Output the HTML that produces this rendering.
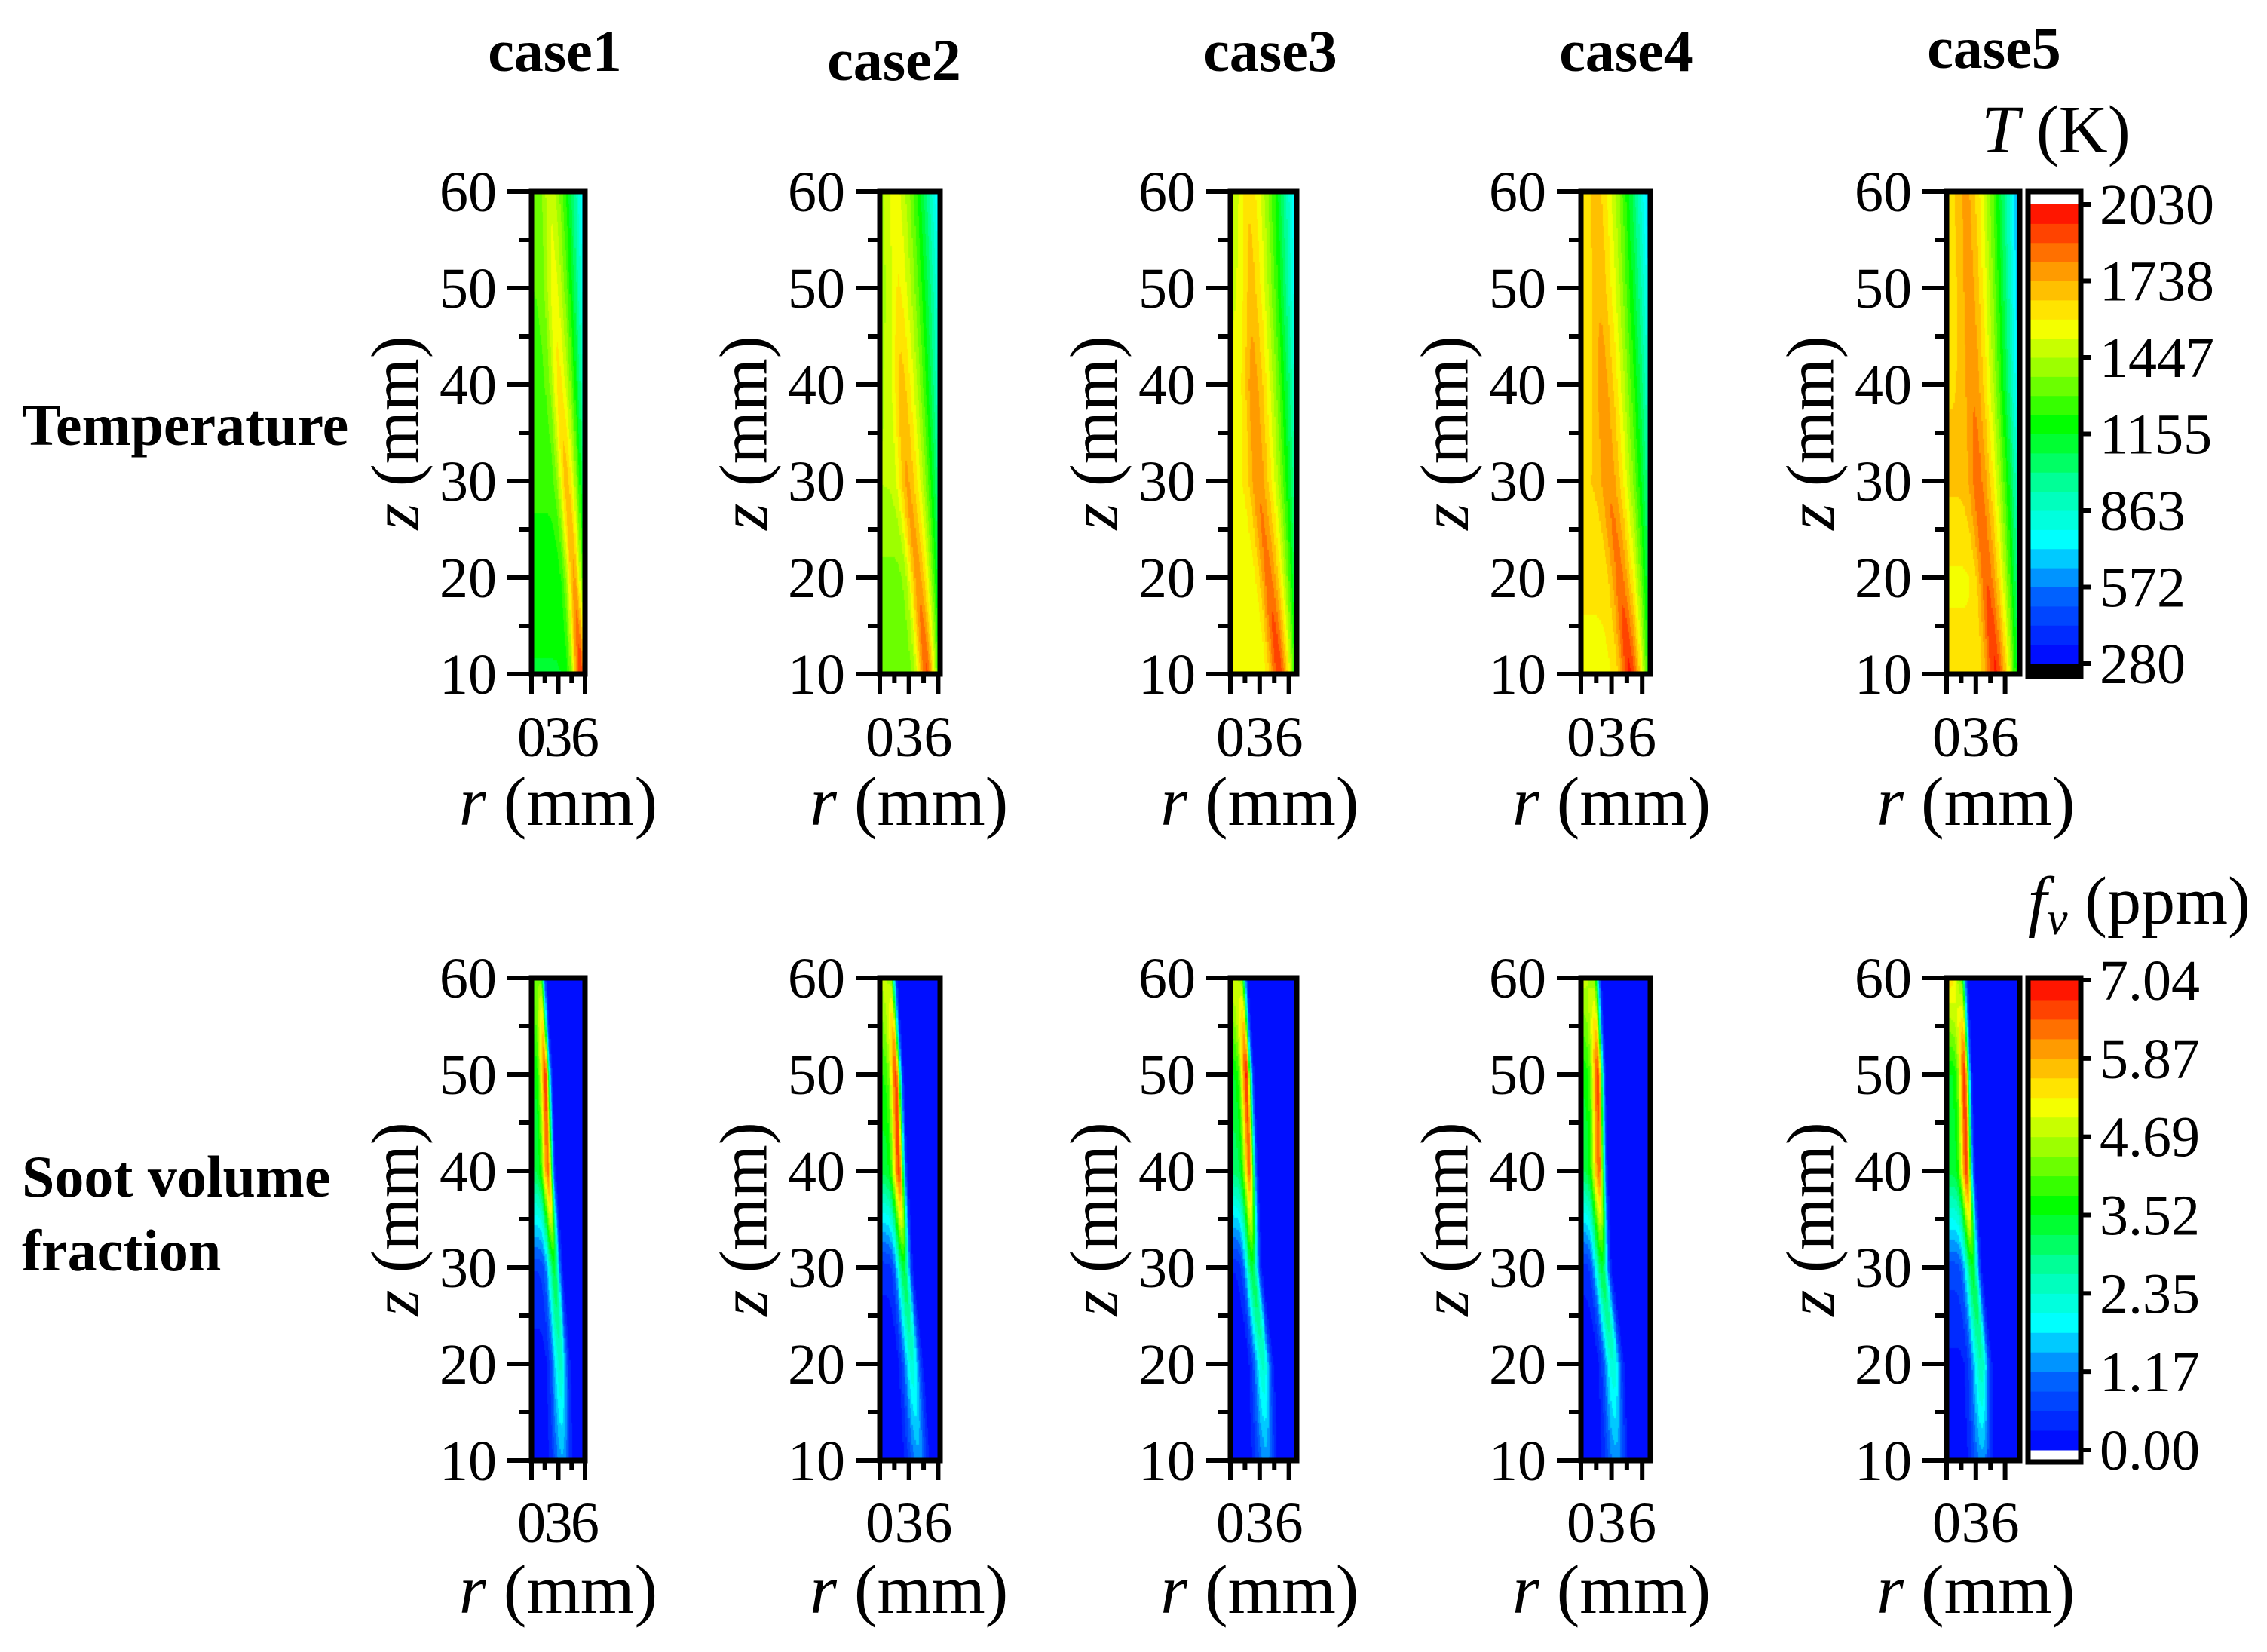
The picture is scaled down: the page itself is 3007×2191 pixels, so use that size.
<!DOCTYPE html>
<html><head><meta charset="utf-8"><style>
html,body{margin:0;padding:0;background:#fff;}
#wrap{position:relative;width:3007px;height:2191px;overflow:hidden;background:#fff;}
#cv{position:absolute;left:0;top:0;}
#sv{position:absolute;left:0;top:0;}
text{font-family:"Liberation Serif",serif;fill:#000;}
</style></head><body>
<div id="wrap">
<canvas id="cv" width="3007" height="2191"></canvas>
<svg id="sv" width="3007" height="2191" viewBox="0 0 3007 2191" xmlns="http://www.w3.org/2000/svg"></svg>
</div>
<script>
// ---------- data ----------
const caseNames = ["case1","case2","case3","case4","case5"];
const zLevels = [10,20,30,40,50,60];
const rMax = [6,6.2,6.8,6.8,7.5];
const yTicks = [10,20,30,40,50,60];
const xTicks = [0,3,6];
const tempTickLabels = ["2030","1738","1447","1155","863","572","280"];
const sootTickLabels = ["7.04","5.87","4.69","3.52","2.35","1.17","0.00"];
const tempRange = [280,2030];
const sootRange = [0,7.04];
const tempRidgeR = [[5.6,4.9,4.0,3.2,2.6,2.2],[4.9,4.0,2.9,2.3,2.0,1.7],[5.1,4.0,2.9,2.4,2.2,2.0],[4.9,3.9,2.8,2.2,1.9,1.6],[5.1,4.2,3.3,2.8,2.4,2.1]];
const tempRidgeT = [[1950,1750,1700,1620,1560,1500],[1900,1780,1750,1700,1600,1550],[1950,1850,1800,1780,1700,1650],[1980,1850,1800,1780,1720,1700],[1980,1880,1850,1800,1780,1760]];
const tempAxisT = [[1150,1180,1250,1280,1300,1300],[1330,1350,1450,1440,1420,1420],[1530,1550,1580,1540,1500,1470],[1580,1600,1660,1620,1600,1580],[1620,1580,1680,1660,1640,1640]];
const tempOuterT = [[1700,1100,950,800,700,650],[1100,1000,900,800,750,650],[1100,1000,900,800,700,650],[1100,1000,900,800,700,600],[1000,900,800,650,600,550]];
const sootRidgeR = [[3.5,3.3,2.6,1.9,1.6,1.0],[4.0,3.4,2.5,2.0,1.7,1.1],[3.7,3.4,2.3,2.0,1.7,1.1],[3.5,3.2,2.1,1.8,1.7,1.3],[3.7,3.6,2.7,2.1,1.9,1.5]];
const sootPeak = [[1.4,2.4,3.3,6.3,6.6,4.3],[1.3,2.3,3.3,6.6,6.6,4.6],[1.3,2.4,3.3,6.2,6.8,4.6],[1.3,2.3,3.3,6.3,6.6,4.5],[1.3,2.6,3.4,6.6,6.8,4.3]];
const sootInner = [[0,0.1,0.6,3.2,3.5,4.0],[0,0,0.4,3.3,3.8,4.8],[0,0,0.3,3.0,3.5,5.0],[0,0,0.4,3.2,3.6,4.8],[0,0.2,0.7,3.3,3.5,5.5]];
const sootWidth = [0.9,0.75,0.6,0.5,0.45,0.45];

// ---------- layout ----------
const plotLeft = [705,1167,1632,2097,2582];
const plotRight = [776,1247,1720,2189,2679];
const titleX = [736,1186,1685,2157,2645];
const titleY = [94,106,94,94,90];
const rowTop = [254,1297];
const rowBot = [894,1937];
const NS = "http://www.w3.org/2000/svg";
const svg = document.getElementById('sv');
const ctx = document.getElementById('cv').getContext('2d');

function el(tag, attrs, parent){ const e=document.createElementNS(NS,tag); for(const k in attrs) e.setAttribute(k,attrs[k]); (parent||svg).appendChild(e); return e; }
function xScale(c,r){ return plotLeft[c] + (plotRight[c]-plotLeft[c])*r/rMax[c]; }
function yScale(row,z){ return rowBot[row] - (rowBot[row]-rowTop[row])*(z-10)/50; }
function interp(arr,z){ if(z<=zLevels[0]) return arr[0]; for(let i=1;i<zLevels.length;i++){ if(z<=zLevels[i]){ const t=(z-zLevels[i-1])/(zLevels[i]-zLevels[i-1]); return arr[i-1]+(arr[i]-arr[i-1])*t; } } return arr[arr.length-1]; }
const stops = [[0,[0,0,255]],[0.15,[0,100,255]],[0.27,[0,255,255]],[0.38,[0,255,170]],[0.52,[0,255,0]],[0.63,[140,255,0]],[0.74,[255,255,0]],[0.86,[255,150,0]],[1,[255,0,0]]];
function cmap(t){ t=Math.max(0,Math.min(1,t)); for(let i=1;i<stops.length;i++){ if(t<=stops[i][0]){ const a=stops[i-1],b=stops[i]; const f=(t-a[0])/(b[0]-a[0]); return 'rgb('+a[1].map((v,j)=>Math.round(v+(b[1][j]-v)*f)).join(',')+')'; } } return 'rgb(255,0,0)'; }
const NLEV = 24;
function qcol(v,range){ let t=(v-range[0])/(range[1]-range[0]); let i=Math.floor(t*NLEV); i=Math.max(0,Math.min(NLEV-1,i)); return cmap((i+0.5)/NLEV); }

function tempAt(c,r,z){
  const rr=interp(tempRidgeR[c],z), pk=interp(tempRidgeT[c],z), ax=interp(tempAxisT[c],z), out=interp(tempOuterT[c],z);
  if(r<=rr) return ax+(pk-ax)*Math.exp(-Math.pow((r-rr)/1.0,2));
  const s=(r-rr)/(rMax[c]-rr); return out+(pk-out)*(1-Math.pow(Math.min(1,s),1.4));
}
function sootAt(c,r,z){
  const rr=interp(sootRidgeR[c],z), pk=interp(sootPeak[c],z), inn=interp(sootInner[c],z), w=interp(sootWidth,z);
  if(r<=rr) return inn+(pk-inn)*Math.exp(-Math.pow((r-rr)/(w*1.3),2));
  return pk*Math.exp(-Math.pow((r-rr)/w,2));
}

// ---------- text helpers ----------
function txt(x,y,s,size,opts,name){ const t=el('text',Object.assign({x:x,y:y,'font-size':size},opts||{})); t.textContent=s;   return t; }

// row labels
txt(29,590,"Temperature",78,{'font-weight':'bold'},'row-label-temperature');
txt(29,1587,"Soot volume",78,{'font-weight':'bold'},'row-label-soot-1');
txt(29,1685,"fraction",78,{'font-weight':'bold'},'row-label-soot-2');

for(let c=0;c<5;c++){
  txt(titleX[c],titleY[c],caseNames[c],78,{'font-weight':'bold','text-anchor':'middle'},'title-'+caseNames[c]);
  for(let row=0;row<2;row++){
    const fn = row===0?tempAt:sootAt, range=row===0?tempRange:sootRange;
    const nr=60, nz=200;
    for(let i=0;i<nr;i++){
      const r0=rMax[c]*i/nr, r1=rMax[c]*(i+1)/nr;
      for(let j=0;j<nz;j++){
        const z0=10+50*j/nz, z1=10+50*(j+1)/nz;
        ctx.fillStyle=qcol(fn(c,(r0+r1)/2,(z0+z1)/2),range);
        const x0=xScale(c,r0), x1=xScale(c,r1), y0=yScale(row,z1), y1=yScale(row,z0);
        ctx.fillRect(Math.floor(x0),Math.floor(y0),Math.ceil(x1-x0)+1,Math.ceil(y1-y0)+1);
      }
    }
    const g=el('g',{});
    
    
    const L=plotLeft[c],R=plotRight[c],T=rowTop[row],B=rowBot[row];
    const fr=el('rect',{x:L,y:T,width:R-L,height:B-T,fill:'none',stroke:'#000','stroke-width':7},g);
    
    
    for(let z=10;z<=60;z+=5){
      const y=yScale(row,z), major=(z%10===0);
      const tk=el('line',{x1:L-(major?32:16),x2:L,y1:y,y2:y,stroke:'#000','stroke-width':6},g);
      
      
    }
    yTicks.forEach(v=>{ txt(L-46,yScale(row,v)+26,String(v),76,{'text-anchor':'end'},'y-tick-label'); });
    [0,1.5,3,4.5,6].forEach(v=>{
      const x=xScale(c,v), major=(v%3===0);
      const tk=el('line',{x1:x,x2:x,y1:B,y2:B+(major?26:12),stroke:'#000','stroke-width':6},g);
      
      
    });
    xTicks.forEach(v=>{ txt(xScale(c,v),row===0?1003:2045,String(v),76,{'text-anchor':'middle'},'x-tick-label'); });
    const xm=xScale(c,3);
    const xl=el('text',{x:xm,y:row===0?1094:2139,'font-size':92,'text-anchor':'middle'});
    
    
    xl.innerHTML='<tspan font-style="italic">r</tspan> (mm)';
    const yc=(T+B)/2, yx=L-180;
    const yl=el('text',{x:0,y:0,'font-size':90,'text-anchor':'middle','dominant-baseline':'central',transform:'translate('+yx+','+yc+') rotate(-90)'});
    
    
    yl.innerHTML='<tspan font-style="italic">z</tspan> (mm)';
  }
}

// ---------- colorbars ----------
function colorbar(row){
  const L=2690,R=2760,T=rowTop[row],B=rowBot[row]+(row===0?3:2);
  const labels=row===0?tempTickLabels:sootTickLabels;
  const cTop=row===0?271:1300, cBot=row===0?880:1923;
  const g=el('g',{});
  
  
  if(row===0){ const k=el('rect',{x:L,y:cBot,width:R-L,height:B-cBot,fill:'#000'},g);   }
  for(let i=0;i<NLEV;i++){
    const y0=cBot-(cBot-cTop)*(i+1)/NLEV, y1=cBot-(cBot-cTop)*i/NLEV;
    const b=el('rect',{x:L,y:y0-0.5,width:R-L,height:y1-y0+1,fill:cmap((i+0.5)/NLEV)},g);
    
    
  }
  const f=el('rect',{x:L,y:T,width:R-L,height:B-T,fill:'none',stroke:'#000','stroke-width':7},g);
  
  
  labels.forEach((s,i)=>{
    const y=cTop+(cBot-cTop)*i/(labels.length-1);
    const t=el('line',{x1:R,x2:R+14,y1:y,y2:y,stroke:'#000','stroke-width':6},g);
    
    
    txt(2785,y+26,s,76,{},'colorbar-tick-label');
  });
}
colorbar(0); colorbar(1);
const tt=el('text',{x:2727,y:202,'font-size':90,'text-anchor':'middle'});


tt.innerHTML='<tspan font-style="italic">T</tspan> (K)';
const ft=el('text',{x:2690,y:1225,'font-size':90});


ft.innerHTML='<tspan font-style="italic">f</tspan><tspan font-style="italic" font-size="62" dy="14">v</tspan><tspan dy="-14"> (ppm)</tspan>';
</script>
</body></html>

* * * *

§ **Directions**
Look through the listing and extract every line with "that" in it.

§ **Correct response**
Output the HTML that produces this rendering.
The picture is scaled down: the page itself is 3007×2191 pixels, so use that size.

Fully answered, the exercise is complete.